The Real Estate Institute of Australia (REIA) has called on the federal government to allow first home buyers (FHBs) to access their superannuation to purchase a home. releasing the following press release:
“One of the biggest hurdles young people have in buying their first home is saving enough money for a deposit and the transaction costs. With rising house prices, the dream of owning a home is becoming difficult to attain,” Malcolm Gunning, President of the Real Estate Institute of Australia said.
“Surveys show that not only are aspiring homebuyers saving for longer but are also using debt to meet their deposit requirement including personal loans and credit cards.
“With first homebuyers finding it increasingly difficult to enter the housing market, home ownership in Australia is declining after four decades of stable levels.
“Many young people already have a partial deposit, access to their super would make the difference but they aren’t allowed to make the decision to access what is after all their own money until they retire.
“Too much attention has been focused on the accumulation of a nest egg through superannuation at the expense of other more practical considerations which not only improve the quality of life at an earlier age but result in a greater retirement ‘nest egg’.
“Superannuation and home ownership are both components of a retiree’s ‘nest egg’ and not competing products. By buying earlier in life retirees have every prospect of having a higher equity on retirement and a larger ‘nest egg’ on downsizing.
“It is nonsense to suggest that early access to superannuation for a home despot would undermine retirement savings and create new risks.
“Access to superannuation for the purchase of a first home could help reverse the trend of falling home ownership and address the looming social problem of large numbers of long-term renters aged 45 years and over remaining in the rental sector and possibly requiring rental support in later years.“Accessing Super is not a radical idea. The use of retirement savings for a first home purchase has already proven to be successful in Canada, New Zealand and Singapore.
The REIA clearly has not studied economics, because there’s a term called the ‘fallacy of composition’, which arises when an individual assumes something is true of the whole just because it is true of some part of the whole.
Sure, allowing an individual FHB to access their super to purchase a home probably would increase their chances of home ownership, since they would have a leg-up on other buyers. But if you allow all FHBs to access their super, this advantage diminishes, and the end result will be home prices being bid-up for no ‘affordability’ gain, with the added downside of having less funds available in retirement.
The REIA’s claim that “the use of retirement savings for a first home purchase has already proven to be successful in Canada, New Zealand and Singapore” is also patently false.
Canada’s Garth Turner, who oversaw the introduction of a housing-super system in Canada in the 1990s, has admitted that it was a massive mistake – placing further upward pressure on Canadian house prices and putting at risk retirement savings – and has explicitly cautioned Australian policy makers against such a move.

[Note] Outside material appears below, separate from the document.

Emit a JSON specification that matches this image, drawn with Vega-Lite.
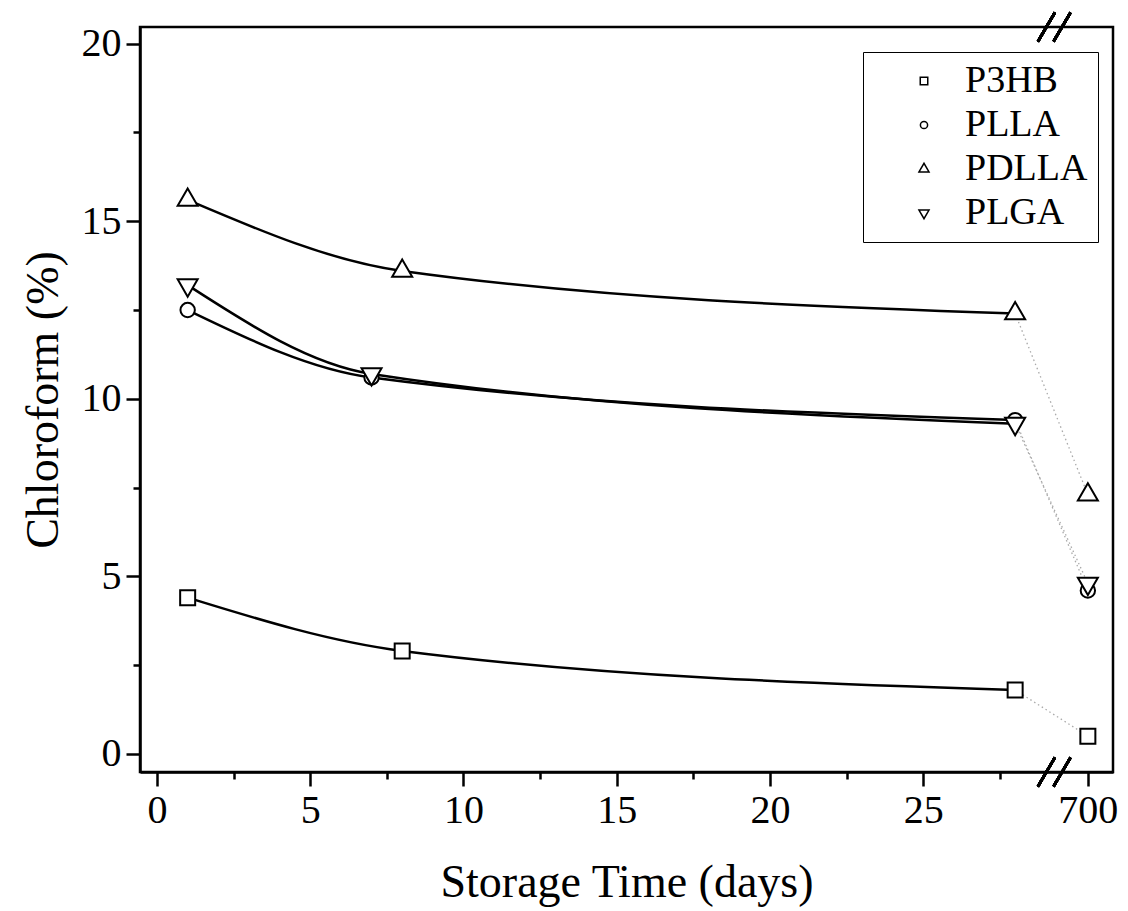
{
  "$schema": "https://vega.github.io/schema/vega-lite/v6.json",
  "width": 973,
  "height": 745,
  "autosize": "none",
  "padding": {"left": 140, "top": 27, "right": 15, "bottom": 139},
  "background": "white",
  "config": {
    "view": {"stroke": "black", "strokeWidth": 2.5},
    "font": "Liberation Serif"
  },
  "data": {
    "values": [
      {"series": "P3HB", "day": 1, "value": 4.4},
      {"series": "P3HB", "day": 8, "value": 2.9},
      {"series": "P3HB", "day": 28, "value": 1.8},
      {"series": "P3HB", "day": 700, "value": 0.5},
      {"series": "PLLA", "day": 1, "value": 12.5},
      {"series": "PLLA", "day": 7, "value": 10.6},
      {"series": "PLLA", "day": 28, "value": 9.4},
      {"series": "PLLA", "day": 700, "value": 4.6},
      {"series": "PDLLA", "day": 1, "value": 15.6},
      {"series": "PDLLA", "day": 8, "value": 13.6},
      {"series": "PDLLA", "day": 28, "value": 12.4},
      {"series": "PDLLA", "day": 700, "value": 7.3},
      {"series": "PLGA", "day": 1, "value": 13.2},
      {"series": "PLGA", "day": 7, "value": 10.7},
      {"series": "PLGA", "day": 28, "value": 9.3},
      {"series": "PLGA", "day": 700, "value": 4.8}
    ]
  },
  "encoding": {
    "x": {
      "field": "day",
      "type": "quantitative",
      "scale": {"domain": [-0.555, 29.79, 699.45, 700.82], "range": [0, 930, 931, 973], "zero": false, "nice": false},
      "axis": {
        "title": "Storage Time (days)",
        "values": [0, 2.5, 5, 7.5, 10, 12.5, 15, 17.5, 20, 22.5, 25, 27.5, 700],
        "labelExpr": "datum.value % 5 === 0 ? format(datum.value, 'd') : ''",
        "grid": false,
        "domainColor": "black", "domainWidth": 2.5,
        "tickColor": "black", "tickWidth": 2.5,
        "tickSize": {"expr": "datum.value % 5 !== 0 ? 7 : 14"},
        "labelFont": "Liberation Serif", "labelFontSize": 40, "labelColor": "black",
        "labelPadding": 4, "labelFlush": false, "labelOverlap": false,
        "titleFont": "Liberation Serif", "titleFontSize": 46, "titleFontWeight": "normal", "titleColor": "black",
        "titlePadding": 30
      }
    },
    "y": {
      "field": "value",
      "type": "quantitative",
      "scale": {"domain": [-0.51, 20.47], "zero": false, "nice": false},
      "axis": {
        "title": "Chloroform (%)",
        "values": [0, 2.5, 5, 7.5, 10, 12.5, 15, 17.5, 20],
        "labelExpr": "datum.value % 5 === 0 ? format(datum.value, 'd') : ''",
        "grid": false,
        "domainColor": "black", "domainWidth": 2.5,
        "tickColor": "black", "tickWidth": 2.5,
        "tickSize": {"expr": "datum.value % 5 !== 0 ? 7 : 14"},
        "labelFont": "Liberation Serif", "labelFontSize": 40, "labelColor": "black",
        "labelPadding": 5, "labelFlush": false, "labelOverlap": false,
        "titleFont": "Liberation Serif", "titleFontSize": 46, "titleFontWeight": "normal", "titleColor": "black",
        "titlePadding": 14
      }
    }
  },
  "layer": [
    {
      "transform": [{"filter": "datum.day <= 28"}],
      "mark": {"type": "line", "interpolate": "monotone", "color": "black", "strokeWidth": 2.5},
      "encoding": {"detail": {"field": "series"}}
    },
    {
      "transform": [{"filter": "datum.day >= 28"}],
      "mark": {"type": "line", "color": "#aaaaaa", "strokeWidth": 1.3, "strokeDash": [1.5, 3]},
      "encoding": {"detail": {"field": "series"}}
    },
    {
      "mark": {"type": "point", "filled": true, "fill": "white", "stroke": "black", "strokeWidth": 2, "size": 400, "opacity": 1},
      "encoding": {
        "shape": {
          "field": "series",
          "type": "nominal",
          "sort": ["P3HB", "PLLA", "PDLLA", "PLGA"],
          "scale": {
            "domain": ["P3HB", "PLLA", "PDLLA", "PLGA"],
            "range": [
              "M-0.75,-0.75H0.75V0.75H-0.75Z",
              "M-0.72,0A0.72,0.72 0 1,1 0.72,0A0.72,0.72 0 1,1 -0.72,0Z",
              "M-1,0.58L0,-1.15L1,0.58Z",
              "M-1,-0.58L0,1.15L1,-0.58Z"
            ]
          },
          "legend": {
            "title": null,
            "orient": "none",
            "legendX": 723,
            "legendY": 25,
            "direction": "vertical",
            "padding": 10,
            "strokeColor": "black",
            "symbolOffset": 32,
            "labelOffset": 22,
            "labelFont": "Liberation Serif",
            "labelFontSize": 38,
            "labelColor": "black",
            "rowPadding": 6,
            "encode": {
              "legend": {"update": {"strokeWidth": {"value": 2}, "fill": {"value": "white"}}},
              "symbols": {
                "update": {
                  "opacity": {"value": 1},
                  "fill": {"value": "white"},
                  "fillOpacity": {"value": 1},
                  "stroke": {"value": "black"},
                  "strokeOpacity": {"value": 1},
                  "strokeWidth": {"value": 2},
                  "size": {"value": 400},
                  "shape": [
                    {"test": "datum.value === 'P3HB'", "value": "M-4.2,0H-0.75M0.75,0H4.2M-0.75,-0.75H0.75V0.75H-0.75Z"},
                    {"test": "datum.value === 'PLLA'", "value": "M-4.2,0H-0.72M0.72,0H4.2M-0.72,0A0.72,0.72 0 1,1 0.72,0A0.72,0.72 0 1,1 -0.72,0Z"},
                    {"test": "datum.value === 'PDLLA'", "value": "M-4.2,0H-0.8M0.8,0H4.2M-1,0.58L0,-1.15L1,0.58Z"},
                    {"value": "M-4.2,0H-0.8M0.8,0H4.2M-1,-0.58L0,1.15L1,-0.58Z"}
                  ]
                }
              }
            }
          }
        }
      }
    },
    {
      "mark": {"type": "rule", "color": "black", "strokeWidth": 2.5, "xOffset": -8.5, "x2Offset": 8.5, "yOffset": 14.5, "y2Offset": -14.5},
      "encoding": {"x": {"datum": 29.02}, "x2": {"datum": 29.02}, "y": {"datum": -0.51}, "y2": {"datum": -0.51}}
    },
    {
      "mark": {"type": "rule", "color": "black", "strokeWidth": 2.5, "xOffset": -8.5, "x2Offset": 8.5, "yOffset": 14.5, "y2Offset": -14.5},
      "encoding": {"x": {"datum": 29.53}, "x2": {"datum": 29.53}, "y": {"datum": -0.51}, "y2": {"datum": -0.51}}
    },
    {
      "mark": {"type": "rule", "color": "black", "strokeWidth": 2.5, "xOffset": -8.5, "x2Offset": 8.5, "yOffset": 14.5, "y2Offset": -14.5},
      "encoding": {"x": {"datum": 29.02}, "x2": {"datum": 29.02}, "y": {"datum": 20.47}, "y2": {"datum": 20.47}}
    },
    {
      "mark": {"type": "rule", "color": "black", "strokeWidth": 2.5, "xOffset": -8.5, "x2Offset": 8.5, "yOffset": 14.5, "y2Offset": -14.5},
      "encoding": {"x": {"datum": 29.53}, "x2": {"datum": 29.53}, "y": {"datum": 20.47}, "y2": {"datum": 20.47}}
    }
  ]
}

Meanwhile, New Zealand’s housing market is the most expensive in the English-speaking world:
And home ownership rates have similarly collapsed:
It is the REIA’s complete failure to acknowledge the inflationary impact of allowing FHBs to access their super that is most galling.
Instead of backing policies that are guaranteed to add more heat to the market and inflate prices, how about instead supporting cuts to negative gearing and the capital gains tax discount, so that investor demand is diminished and FHBs are no longer out-competed and priced-out?
The answer, of course, is that the REIA doesn’t actually give a toss about making homes more affordable. All it is interested in is further inflating prices and turnover, so that it can line its own pockets.